Atmospheric Chemistry and Physics (Jul 2018)
Morphological features and mixing states of soot-containing particles in the marine boundary layer over the Indian and Southern oceans
Abstract
Mixing states of soot-containing aerosol particles constitute important information for the simulation of climatic effects of black carbon in the atmosphere. To elucidate the mixing states and morphological features of soot-containing particles over remote oceans, we conducted on-board observations over the southern Indian Ocean and the Southern Ocean during the TR/V Umitaka-maru UM-08-09 cruise, which started from Benoa, Indonesia, on 1 December 2008 via Cape Town, South Africa, and which terminated in Fremantle, Australia, on 6 February 2009. The light absorption coefficients of size-segregated particles ( < 0.5 and < 1.0 µm diameter) and aerosol number concentrations (0.1–0.5 µm diameter) were measured to assist direct aerosol sampling. Size-segregated aerosol particles were collected for chemical analysis using ion chromatography. For transmission electron microscopy (TEM) analyses using water-dialysis methods, dried submicrometer aerosol particles were collected using a cascade impactor. We analyzed 13 TEM samples. Results of water-dialysis analysis demonstrate that most particles were water-soluble. However, for all TEM samples, particles were rarely found (2.1 % of particles on a TEM sample at a maximum) containing insoluble residuals with the characteristic soot shape.
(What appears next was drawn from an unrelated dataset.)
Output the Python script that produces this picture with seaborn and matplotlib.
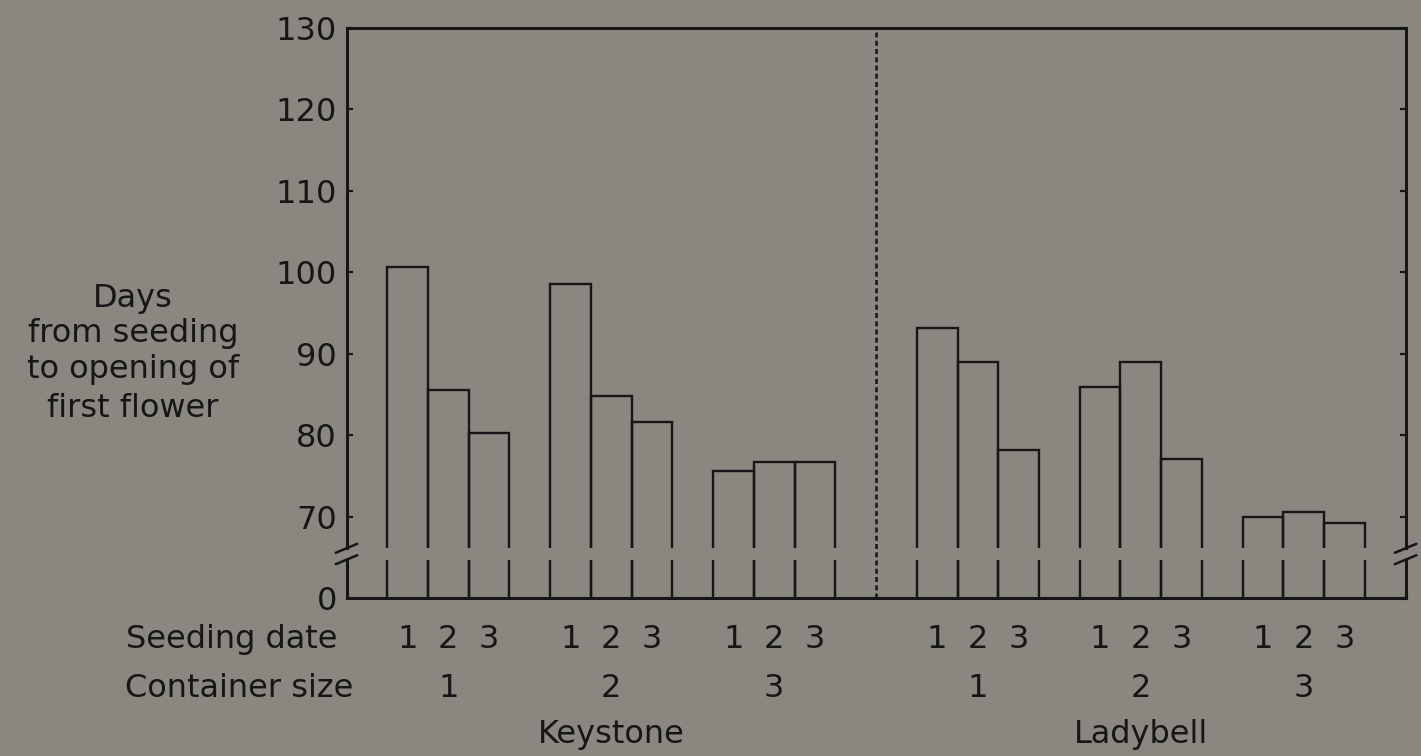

For samples collected over the Indian and Southern oceans at latitudes less than 62° S, some (20–35 %) soot-containing particles were found as bare soot. For samples collected near the Antarctic coast (65–68° S, 38–68° E), all soot-containing particles were mixed with water-soluble materials. Furthermore, 56 % of soot-containing particles had a satellite structure formed by the impact of droplets such as sulfuric acid. Chemical analysis of submicrometer particles near the Antarctic coast revealed high concentrations of non-sea-salt (nss) SO42− and CH3SO3−, suggesting that aged soot-containing particles were transformed by soluble materials derived from dimethyl sulfide (DMS) oxidation. The obtained information of soot at various remote ocean areas is expected to be useful to understand long-range transport processes and to improve simulations of global soot concentration.